The authors of this webpage say that, typically, 60-80 hours of English language instruction is needed to reach a CEFR A1 level, and they list some skills. Some of the skills in that list that I think are the more difficult in that list are:
- talk simply about family and colleagues, describing their appearance and personalities.
- discuss clothing at a basic level and ask salesclerks simple questions about it.
- talk in general terms about his health and describe common medical symptoms to a doctor.
- discuss common products, make basic purchases and return faulty items.
(I bolded parts of the quotation for emphasis).
These don't seem like easy things to learn in 60-80 hours of instruction! Talking about personalities seems difficult! ("My cousin Harry is quick to anger. Whenever anything minor goes wrong, he starts yelling" is not easy to say!). Vocabulary seems specialized, such as: vocabulary relating to medical symptoms, vocabulary related to clothing ("This shirt is too tight", "Is the fabric of this shirt durable?") or possibly-required vocabulary for all the various products (computers, radios, toys, cars, dishwashers...).
Similarly, the following comes from another webpage from the same company, for skills that someone at an A2 should be able to do; the website says that a total of only 200 hours of instruction is typically sufficient to reach this level:
- evaluate coworkers' performance in the workplace.

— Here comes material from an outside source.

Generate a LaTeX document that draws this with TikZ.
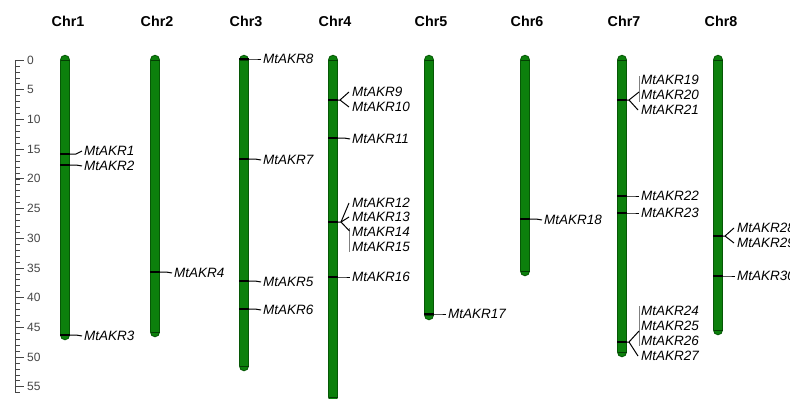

- talk about the natural world and travels to see animals and natural areas in your country.
- describe an accident or injury, get medical help from a doctor and fill a prescription for medicine.
- understand and make basic business proposals in your area of expertise.
- talk about and explain the rules of games.
These abilities seem very difficult! Talking about the natural world requires specialized vocabulary. Explaining rules of a game requires tricky conditional sentences (eg "If you land on this spot, then you go to jail, unless you're a police officer. In that case, ..."). And evaluating work performance or making business proposals are high-stress events that seem to need very agile and socially-sensitive language skills -- I don't think I could easily do these things in English, much less my target language!
Are these skills listed really reflective of expectations of the A1 and A2 levels, according to the CEFR?